Greece under pressure to take budget action
ATHENS: Greece is set to face mounting pressure from markets looking for aggressive government action to curb the country's overspending in the wake of a credit downgrade and violence in the streets.
The decision by the Fitch agency to downgrade Greece's long-term debt ratings on Tuesday highlighted falling confidence in the country's economic policy, raised the prospect of a crisis budget and increased strains in the eurozone.
The European Commission piled pressure on Greece to clamp down on its ballooning public deficit following the rating downgrade, urging Athens to take additional measures.
"A difficult situation in one euro-area member state is a matter of common concern for the euro area as a whole," said European Union economic and monetary affairs commissioner Joaquin Almunia in a statement.
"It is clear that Greece faces very substantial economic and fiscal challenges ... but more measures are required," he said.
Greece's new socialist government presented its 2010 budget on November 20, but it has failed to impress credit agencies and analysts who said they expected Athens to offer tougher measures within six weeks to give markets confidence.
The proposed budget aims to cut the deficit from 12.7 percent of output to 9.1 percent next year through a wage freeze and a crackdown on tax evasion.
Finance Minister George Papaconstantinou acknowledged Tuesday that the Fitch rating "reflects the lack of credibility that Greece unfortunately acquired over the last few years as well as an extremely difficult economic situation."
The ratings action shook the Greek stock market, which closed down 6.04 percent on Tuesday. Major European stock markets also tumbled, partially over concerns about the debt situation in Greece.
It also widened the spread between the yields of German and Greek bonds to 2.3 percentage points, meaning that Greece has to pay that much more interest than Germany to attract lenders to finance its overspending.
The bad economic news came on the heels of violent protests on Sunday and Monday in the streets of Athens, where stone-throwing youths clashed with riot police over the fatal shooting of a teenager by police 12 months ago.
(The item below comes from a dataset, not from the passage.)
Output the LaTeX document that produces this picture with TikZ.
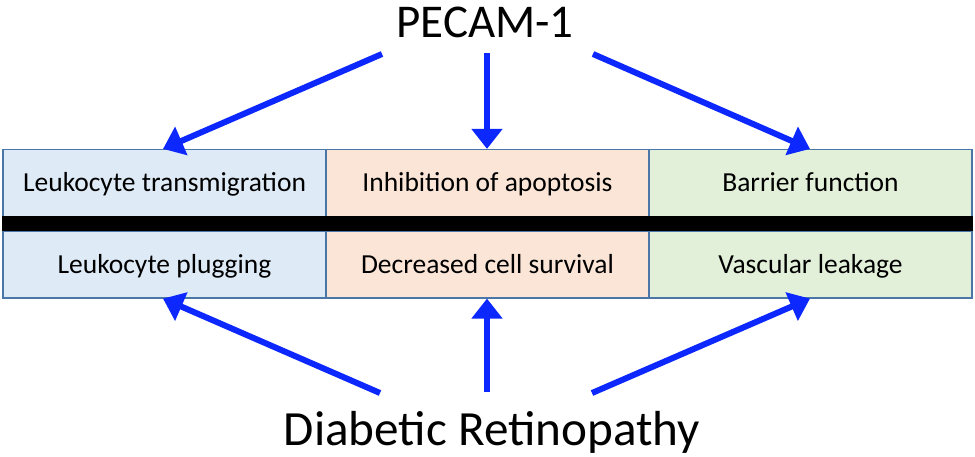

Government austerity measures could be met by stiff resistance from labour unions, warned analyst David Morrison at GFT, a spread-betting company.
"If the government tries to cut spending and demand wage restraint or job losses in the public sector, they have a very militant workforce to contend with. So, more agitation and unrest to come," he said.
But Greece also has to contend with the expectations of its eurozone peers.
Analysts have warned that the strains in Greece could create the conditions for a crisis on the government bond market in the eurozone.
Recent comments by European Central Bank chief Jean-Claude Trichet point to a "lack of appetite" for ECB support for Greece at this stage, analysts at the Royal Bank of Scotland said.
"Until the ECB hears more aggressive corrective measures from the Greek authorities it is likely to turn a blind eye to the increasing funding cost the country is facing," RBS said.
Trichet said on Monday that Greece was in a "very difficult" situation but that Athens needed to take "courageous" decisions on its budget.
The Fitch decision raised the tone of discussion among analysts about how close Greek bonds now are to a situation in which they are no longer usable by Greek banks as collateral for borrowing money from the ECB.
"The banks are currently able to pledge bonds issued by their government as collateral at the ECB. This will no longer be an option come the end of next year if the other rating agencies follow Fitch's lead," said a note from Capital Economics Ltd.
On Tuesday, Fitch downgraded Greek long-term debt ratings to BBB-plus from A-minus notation, warning that the outlook was negative "given the weak credibility of fiscal institutions and the policy framework."
The agency said that it "understands that further (budget) measures will be announced in January 2010 to support the reduction in the fiscal deficit to 3.0 percent of GDP by 2013."
It said that "increased peer pressure" from within the EU and eurozone was likely "to strongly influence policy choices".
Fitch also downgraded the ratings of five Greek banks later on Tuesday.
On Monday, Standard & Poor's warned that it could downgrade Greece's credit rating, "if we view the government's fiscal assumptions as unrealistic."
"Surely the stakes have just been increased massively," Goldman Sachs analyst Erik Nielsen wrote in a note to investors.
"The Euro-zone will probably welcome this in the hope that Greece will indeed do enough on their budget."